Postby SophiaMerlin_II » Fri Jul 03, 2020 10:28 pm

Now, I’m not sure if it has to do with language instruction in the classroom or not, but I notice the vast majority of Americans I know cannot shift their register at all.

The people who speak in a “low” register can’t usually move into a “middle” one, and if they do try, we end up with formations like “conversate” instead of converse. (Although in AAVE conversate is part of a distinct higher register) Those who speak in a “middle” register and try to move into a “formal” one often parody either their idea of British English or some sort of bastardized “olde Englishe” concept and end up with something like “I made a cuppeth of tea-eth”.

There is no understanding of how lower register words (eat/talk) become higher register words (dine/converse).
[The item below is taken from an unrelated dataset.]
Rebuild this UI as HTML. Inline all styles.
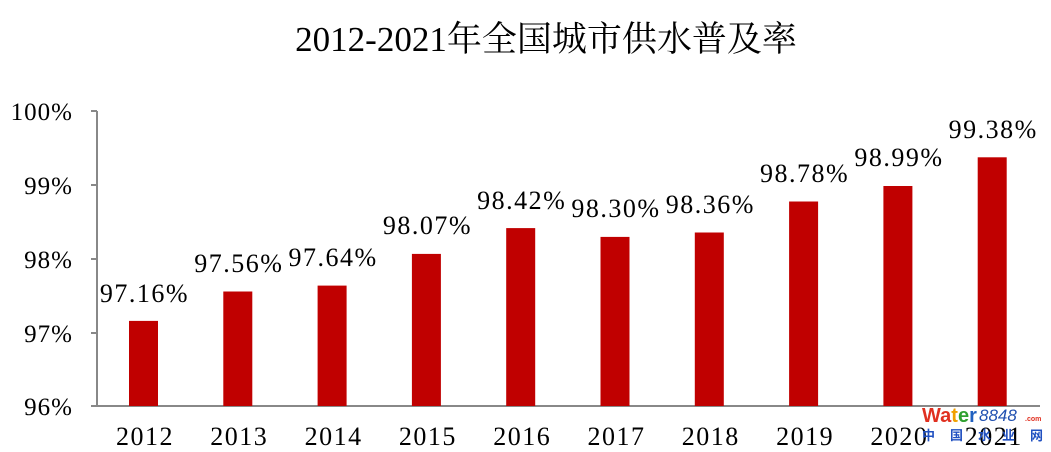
<!DOCTYPE html>
<html><head><meta charset="utf-8"><style>
body{margin:0;background:#fff;}
svg{display:block;font-family:"Liberation Serif","Noto Serif CJK SC",serif;}
</style></head><body>
<svg width="1051" height="452" viewBox="0 0 1051 452">
<text x="546" y="51" font-size="35" text-anchor="middle" fill="#000">2012-2021年全国城市供水普及率</text>
<g stroke="#888" stroke-width="2" fill="none">
<line x1="97" y1="111" x2="97" y2="406"/>
<line x1="96" y1="406" x2="1040" y2="406"/>
<line x1="91" y1="111" x2="97" y2="111"/>
<line x1="91" y1="185" x2="97" y2="185"/>
<line x1="91" y1="259" x2="97" y2="259"/>
<line x1="91" y1="333" x2="97" y2="333"/>
<line x1="91" y1="406" x2="97" y2="406"/>
</g>
<g font-size="25" text-anchor="end" fill="#000" letter-spacing="1">
<text x="73" y="120">100%</text>
<text x="73" y="194">99%</text>
<text x="73" y="268">98%</text>
<text x="73" y="342">97%</text>
<text x="73" y="415">96%</text>
</g>
<g fill="#c00000">
<rect x="129" y="320.9" width="29" height="85.1"/>
<rect x="223.3" y="291.5" width="29" height="114.5"/>
<rect x="317.6" y="285.6" width="29" height="120.4"/>
<rect x="411.9" y="253.9" width="29" height="152.1"/>
<rect x="506.2" y="228.1" width="29" height="177.9"/>
<rect x="600.5" y="236.9" width="29" height="169.1"/>
<rect x="694.8" y="232.5" width="29" height="173.5"/>
<rect x="789.1" y="201.5" width="29" height="204.5"/>
<rect x="883.4" y="186" width="29" height="220"/>
<rect x="977.7" y="157.3" width="29" height="248.7"/>
</g>
<g font-size="26" text-anchor="middle" fill="#000" letter-spacing="1.5">
<text x="144.5" y="302">97.16%</text>
<text x="238.8" y="272">97.56%</text>
<text x="333.1" y="266">97.64%</text>
<text x="427.4" y="234">98.07%</text>
<text x="521.7" y="209">98.42%</text>
<text x="616" y="217">98.30%</text>
<text x="710.3" y="213">98.36%</text>
<text x="804.6" y="182">98.78%</text>
<text x="898.9" y="166">98.99%</text>
<text x="993.2" y="138">99.38%</text>
</g>
<g font-size="26" text-anchor="middle" fill="#000" letter-spacing="1.5">
<text x="145" y="445">2012</text>
<text x="239.3" y="445">2013</text>
<text x="333.6" y="445">2014</text>
<text x="427.9" y="445">2015</text>
<text x="522.2" y="445">2016</text>
<text x="616.5" y="445">2017</text>
<text x="710.8" y="445">2018</text>
<text x="805.1" y="445">2019</text>
<text x="899.4" y="445">2020</text>
<text x="993.7" y="445">2021</text>
</g>
<g font-family="Liberation Sans,sans-serif" font-weight="bold">
<text x="922" y="422" font-size="20" fill="#e03020">Wa<tspan fill="#f0a000">t</tspan><tspan fill="#30a030">e</tspan><tspan fill="#2060c0">r</tspan></text>
<text x="979" y="421" font-size="17" font-style="italic" fill="#2050b0" font-weight="normal">8848</text>
<text x="1025" y="421" font-size="7" fill="#e03020">.com</text>
<g font-family="Noto Sans CJK SC,sans-serif" font-size="13" fill="#2050c0">
<text x="922" y="440">中</text><text x="950" y="440">国</text><text x="978" y="440">水</text><text x="1002" y="440">业</text><text x="1030" y="440">网</text>
</g>
</g>
</svg>
</body></html>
Or no idea of how lower register phrases move up the register (take a piss -> use the toilet -> go to the bathroom -> use the restroom -> visit the ladies room -> etc up into contrived forms “use the facilities” and archaic forms such as “powder my nose”).
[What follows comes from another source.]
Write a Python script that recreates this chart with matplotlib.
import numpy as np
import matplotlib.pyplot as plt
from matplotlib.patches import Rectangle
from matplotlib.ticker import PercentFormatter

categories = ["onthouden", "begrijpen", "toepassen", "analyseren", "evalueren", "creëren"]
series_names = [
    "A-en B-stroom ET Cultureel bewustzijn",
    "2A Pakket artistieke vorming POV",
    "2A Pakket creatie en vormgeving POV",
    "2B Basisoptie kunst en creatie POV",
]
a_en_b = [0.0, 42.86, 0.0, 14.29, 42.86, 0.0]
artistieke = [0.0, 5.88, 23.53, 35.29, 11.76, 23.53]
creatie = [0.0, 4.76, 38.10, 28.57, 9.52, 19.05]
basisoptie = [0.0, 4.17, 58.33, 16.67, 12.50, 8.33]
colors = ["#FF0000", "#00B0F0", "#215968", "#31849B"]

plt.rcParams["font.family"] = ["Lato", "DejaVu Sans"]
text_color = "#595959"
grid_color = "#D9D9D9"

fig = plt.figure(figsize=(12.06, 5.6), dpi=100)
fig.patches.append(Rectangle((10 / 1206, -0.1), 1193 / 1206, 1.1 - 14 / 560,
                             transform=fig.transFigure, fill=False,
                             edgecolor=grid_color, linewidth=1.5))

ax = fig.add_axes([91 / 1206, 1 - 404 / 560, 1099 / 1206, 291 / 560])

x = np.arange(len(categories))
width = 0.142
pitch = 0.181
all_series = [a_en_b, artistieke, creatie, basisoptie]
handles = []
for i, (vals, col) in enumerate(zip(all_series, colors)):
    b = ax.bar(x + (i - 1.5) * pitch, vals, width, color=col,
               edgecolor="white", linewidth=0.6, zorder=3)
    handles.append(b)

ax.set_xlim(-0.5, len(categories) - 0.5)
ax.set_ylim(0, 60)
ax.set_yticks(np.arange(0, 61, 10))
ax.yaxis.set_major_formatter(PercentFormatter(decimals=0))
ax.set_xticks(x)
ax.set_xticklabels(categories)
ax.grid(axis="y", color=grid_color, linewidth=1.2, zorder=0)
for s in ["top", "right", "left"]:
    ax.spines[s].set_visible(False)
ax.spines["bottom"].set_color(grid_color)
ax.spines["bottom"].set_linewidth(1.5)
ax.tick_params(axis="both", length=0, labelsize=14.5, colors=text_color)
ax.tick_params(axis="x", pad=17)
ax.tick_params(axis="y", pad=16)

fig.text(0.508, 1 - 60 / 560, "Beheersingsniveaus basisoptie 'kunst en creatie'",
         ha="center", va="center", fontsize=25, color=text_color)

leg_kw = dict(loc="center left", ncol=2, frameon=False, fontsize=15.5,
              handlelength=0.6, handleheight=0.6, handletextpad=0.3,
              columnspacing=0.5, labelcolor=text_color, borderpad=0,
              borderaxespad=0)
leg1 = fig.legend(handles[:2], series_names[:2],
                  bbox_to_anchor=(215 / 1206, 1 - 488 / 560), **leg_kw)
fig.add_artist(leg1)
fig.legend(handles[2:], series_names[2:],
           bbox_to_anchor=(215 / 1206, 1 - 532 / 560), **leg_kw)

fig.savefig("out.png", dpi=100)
But people who are used to higher registers also seem to have a lot of difficulty moving down as well. Academics who can’t drop their jargon. Middle register speakers who can’t speak or understand lower registers.

All registers have their place and they’re all English. Lower registers have more variation and that’s okay.

For example, the dialect I grew up with and switch to when I’m tired is totally okay with the phrase “Must is, cause was ain’t don’t sound right”, “y’all” is perfectly okay, “all y’all” has a distinct meaning, and so on. It’s also firmly in a lower register.

My family, on the other hand, uses mainly a middle register and uses a higher ones as a form of family amusement.

Do I speak with my coworkers and my customers in the same register? No. Do I write and speak in the same register? Usually not. Did I use the same register when I worked in politics as I use now while working in a restaurant? No.

The idea of dialects being “okay” or “not okay” completely misses the entire concept of register.

What is commonly referred to as “Ebonics” or “AAVE” is an English dialect. It has it’s own set of grammar rules. It even has (at least) two distinct levels of register. It even has leftovers from older English “standards” — for example it has retained the pronunciation “ax” for the word ask.

However AAVE is a non-standard dialect and is very much going to continue to be. Due to racism it will continue to be viewed as a “broken” way of speaking, even though it isn’t.

I do not think that teaching AAVE is bad. I think in a lot if ways it would probably be good for kids. However I disagree with the idea that it is the only dialect that should be taught. “Mid-Atlantic” is the standard dialect in the US and deviation from its middle and upper register is considered “stupid” in professional settings. That is unlikely to change.